Information shown
::::::::::

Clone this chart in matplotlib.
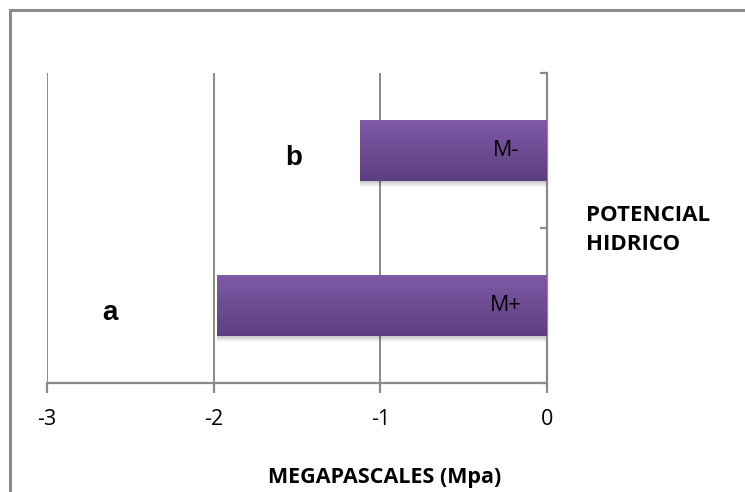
import numpy as np
import matplotlib
matplotlib.use("Agg")
import matplotlib.pyplot as plt
from matplotlib.patches import Rectangle
from matplotlib.colors import LinearSegmentedColormap

# Data
categories = ["M+", "M-"]
values = [-1.98, -1.12]
group_letters = ["a", "b"]
letter_x = [-2.62, -1.52]
x_ticks = [-3, -2, -1, 0]
x_label = "MEGAPASCALES (Mpa)"
legend_title = "POTENCIAL\nHIDRICO"

W, H = 745, 492
fig = plt.figure(figsize=(W / 100, H / 100), dpi=100)
font = "Open Sans"

# outer chart frame
fig.add_artist(plt.Line2D([10 / W, 10 / W], [0, 1 - 10 / H], color="#8c8c8c", lw=2.2,
                          transform=fig.transFigure))
fig.add_artist(plt.Line2D([10 / W, 1], [1 - 10 / H, 1 - 10 / H], color="#8c8c8c", lw=2.2,
                          transform=fig.transFigure))

ax = fig.add_axes([47 / W, (H - 383) / H, 500 / W, 310 / H])
ax.set_xlim(-3, 0)
ax.set_ylim(-0.5, 1.5)

grid_c = "#8a8a8a"
for s in ["top", "left"]:
    ax.spines[s].set_visible(False)
for s in ["bottom", "right"]:
    ax.spines[s].set_color(grid_c)
    ax.spines[s].set_linewidth(1.6)

ax.set_xticks(x_ticks)
ax.set_xticklabels([str(t) for t in x_ticks], fontsize=15.5, family=font)
ax.tick_params(axis="x", direction="out", length=7, width=1.6, color=grid_c, pad=12)
ax.xaxis.grid(True, color=grid_c, lw=1.4)
ax.set_axisbelow(True)

ax.yaxis.tick_right()
ax.set_yticks([-0.5, 0.5, 1.5])
ax.set_yticklabels([])
ax.tick_params(axis="y", direction="in", length=5, width=1.6, color=grid_c)

bar_h = 0.4
cmap = LinearSegmentedColormap.from_list("purp", ["#5d3f80", "#7f5aa7"])
grad = np.linspace(0, 1, 256).reshape(-1, 1)
y_pos = np.arange(len(categories))

bars = ax.barh(y_pos, values, height=bar_h, color="none", edgecolor="none", zorder=3)
for bar, v, lab in zip(bars, values, categories):
    x0, y0 = bar.get_x(), bar.get_y()
    w, h = bar.get_width(), bar.get_height()
    # soft drop shadow
    for k, a in enumerate([0.10, 0.07, 0.04]):
        off = 0.012 * (k + 1)
        ax.add_patch(Rectangle((x0 + 0.01, y0 - off), w - 0.01, h, color="black",
                               alpha=a, lw=0, zorder=2))
    im = ax.imshow(grad, cmap=cmap, aspect="auto", origin="lower",
                   extent=(x0, x0 + w, y0, y0 + h), zorder=3)
    im.set_clip_path(bar)
    ax.text(-0.245, bar.get_y() + h / 2, lab, ha="center", va="center",
            fontsize=15.5, family=font, color="black", zorder=4)

for i, (lx, letter) in enumerate(zip(letter_x, group_letters)):
    ax.text(lx, y_pos[i] - 0.05, letter, ha="center", va="center",
            fontsize=20, fontweight="bold", family="Liberation Sans", zorder=4)

ax.set_xlim(-3, 0)
ax.set_ylim(-0.5, 1.5)

fig.text(586 / W, 1 - 230 / H, legend_title, ha="left", va="center", fontsize=16,
         fontweight="bold", family=font, linespacing=1.5)
fig.text(385 / W, 1 - 477 / H, x_label, ha="center", va="center", fontsize=15.5,
         fontweight="bold", family=font)

fig.savefig("out.png", dpi=100, facecolor="white")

::::::::::

What is asked
Copy the material above in full and exactly, skipping pictures.

Solution to the problem
Clone this chart in matplotlib.
import numpy as np
import matplotlib
matplotlib.use("Agg")
import matplotlib.pyplot as plt
from matplotlib.patches import Rectangle
from matplotlib.colors import LinearSegmentedColormap

# Data
categories = ["M+", "M-"]
values = [-1.98, -1.12]
group_letters = ["a", "b"]
letter_x = [-2.62, -1.52]
x_ticks = [-3, -2, -1, 0]
x_label = "MEGAPASCALES (Mpa)"
legend_title = "POTENCIAL\nHIDRICO"

W, H = 745, 492
fig = plt.figure(figsize=(W / 100, H / 100), dpi=100)
font = "Open Sans"

# outer chart frame
fig.add_artist(plt.Line2D([10 / W, 10 / W], [0, 1 - 10 / H], color="#8c8c8c", lw=2.2,
                          transform=fig.transFigure))
fig.add_artist(plt.Line2D([10 / W, 1], [1 - 10 / H, 1 - 10 / H], color="#8c8c8c", lw=2.2,
                          transform=fig.transFigure))

ax = fig.add_axes([47 / W, (H - 383) / H, 500 / W, 310 / H])
ax.set_xlim(-3, 0)
ax.set_ylim(-0.5, 1.5)

grid_c = "#8a8a8a"
for s in ["top", "left"]:
    ax.spines[s].set_visible(False)
for s in ["bottom", "right"]:
    ax.spines[s].set_color(grid_c)
    ax.spines[s].set_linewidth(1.6)

ax.set_xticks(x_ticks)
ax.set_xticklabels([str(t) for t in x_ticks], fontsize=15.5, family=font)
ax.tick_params(axis="x", direction="out", length=7, width=1.6, color=grid_c, pad=12)
ax.xaxis.grid(True, color=grid_c, lw=1.4)
ax.set_axisbelow(True)

ax.yaxis.tick_right()
ax.set_yticks([-0.5, 0.5, 1.5])
ax.set_yticklabels([])
ax.tick_params(axis="y", direction="in", length=5, width=1.6, color=grid_c)

bar_h = 0.4
cmap = LinearSegmentedColormap.from_list("purp", ["#5d3f80", "#7f5aa7"])
grad = np.linspace(0, 1, 256).reshape(-1, 1)
y_pos = np.arange(len(categories))

bars = ax.barh(y_pos, values, height=bar_h, color="none", edgecolor="none", zorder=3)
for bar, v, lab in zip(bars, values, categories):
    x0, y0 = bar.get_x(), bar.get_y()
    w, h = bar.get_width(), bar.get_height()
    # soft drop shadow
    for k, a in enumerate([0.10, 0.07, 0.04]):
        off = 0.012 * (k + 1)
        ax.add_patch(Rectangle((x0 + 0.01, y0 - off), w - 0.01, h, color="black",
                               alpha=a, lw=0, zorder=2))
    im = ax.imshow(grad, cmap=cmap, aspect="auto", origin="lower",
                   extent=(x0, x0 + w, y0, y0 + h), zorder=3)
    im.set_clip_path(bar)
    ax.text(-0.245, bar.get_y() + h / 2, lab, ha="center", va="center",
            fontsize=15.5, family=font, color="black", zorder=4)

for i, (lx, letter) in enumerate(zip(letter_x, group_letters)):
    ax.text(lx, y_pos[i] - 0.05, letter, ha="center", va="center",
            fontsize=20, fontweight="bold", family="Liberation Sans", zorder=4)

ax.set_xlim(-3, 0)
ax.set_ylim(-0.5, 1.5)

fig.text(586 / W, 1 - 230 / H, legend_title, ha="left", va="center", fontsize=16,
         fontweight="bold", family=font, linespacing=1.5)
fig.text(385 / W, 1 - 477 / H, x_label, ha="center", va="center", fontsize=15.5,
         fontweight="bold", family=font)

fig.savefig("out.png", dpi=100, facecolor="white")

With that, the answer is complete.